Ironically, the weaker of the BCs ended up doing the most. The Scharnhorst and Gneusianeau caused much chaos early to commerce on in the war, and sank the HMS Glourious which they really shouldn't ever been in the position to do so in the first place. And the Kongos were arguably the most active of Japan's warships: serving as flagships for cruiser forces and as carrier escorts for Japan from the early beginning. They also played important roles in the battle of Guadencannel. Even Renown had important jobs for Britian: serving as flagship in lesser areas to relieve more powerful vessels and helped escort many convoys. Not the most influencial but certainly important.

Repulse got sunken early on in the war, but that's okay because the situation she was placed in, few other warships at the time could've done better with the limitations she had, and the misconceptions about her enemy.

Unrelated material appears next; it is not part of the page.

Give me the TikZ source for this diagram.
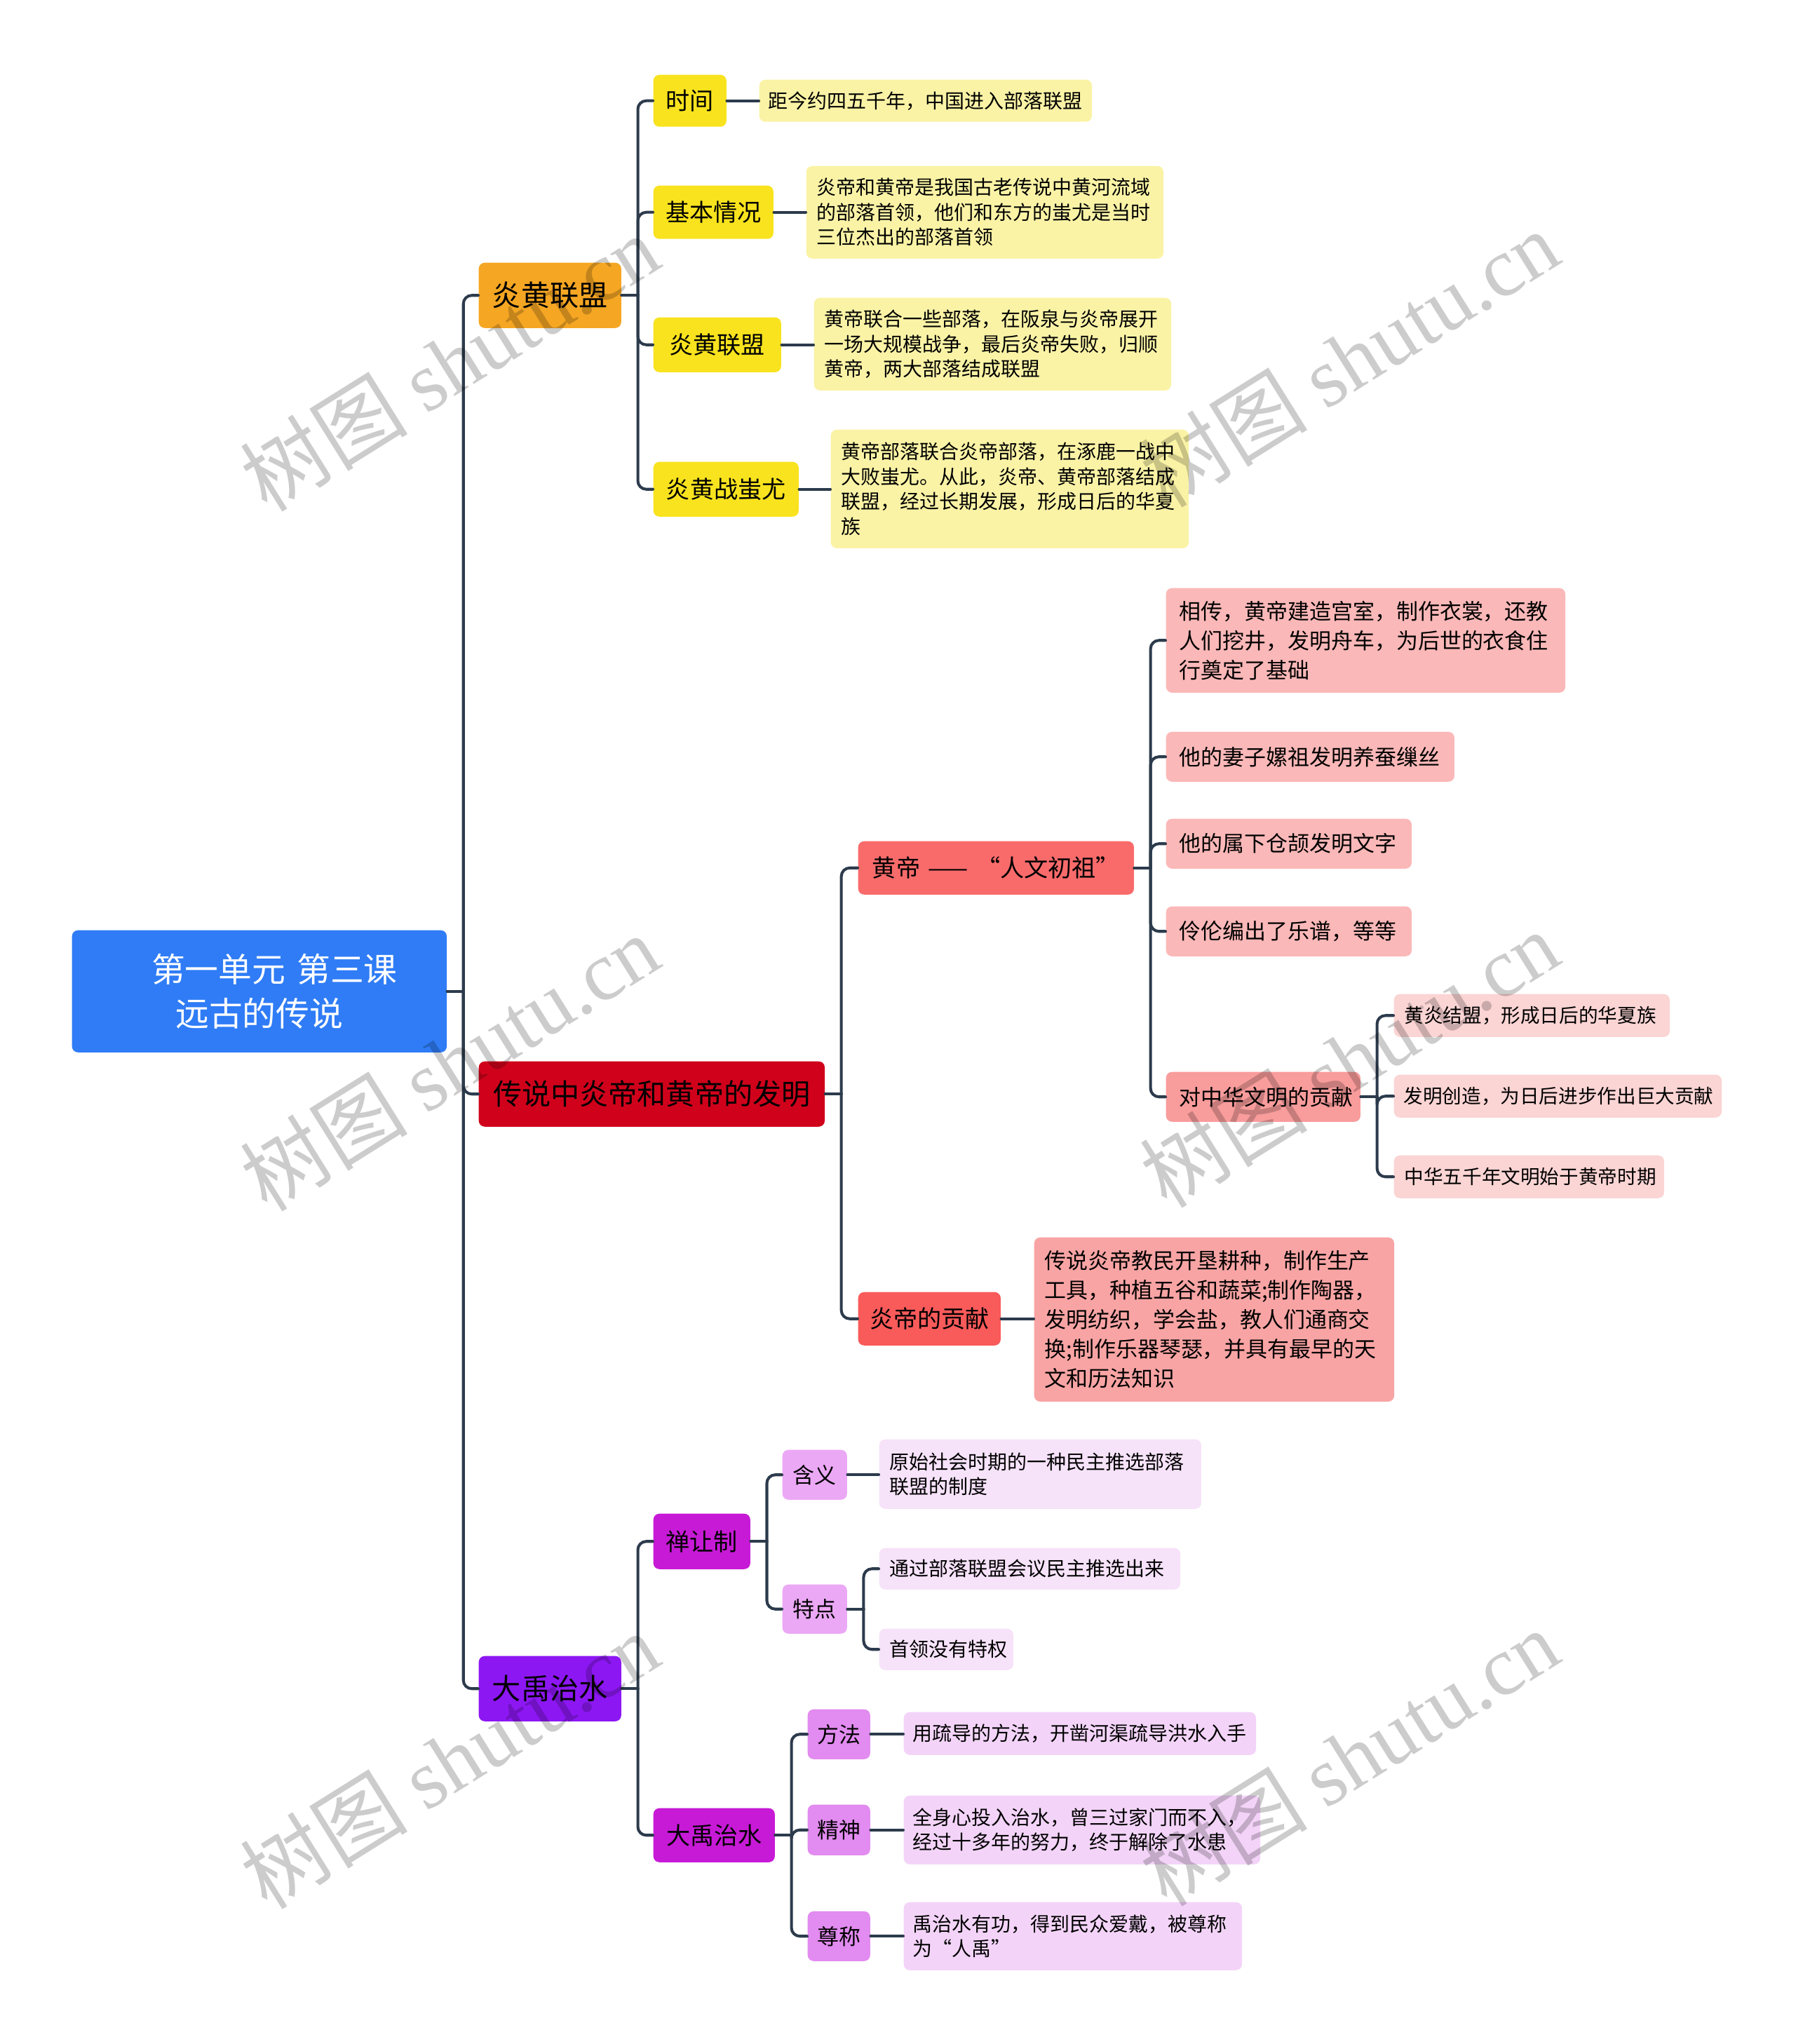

Ulimately, which was the best BC comes down to what people think is more important: design, or service. Some put the former in higher regard, others the latter. All that can be said is that both make a good BC. Take the Scharnhorst. She was on the weaker end of the modern BCs, but had more significant service then the Alaska and Dunkurque combined. And the Kongo class, the oldest of the BCs, ended up proving to be one of the more active and hardest working of the world's BCs. And Alaska, though never doing anything much that was important, could've taken both ships on fairer terms.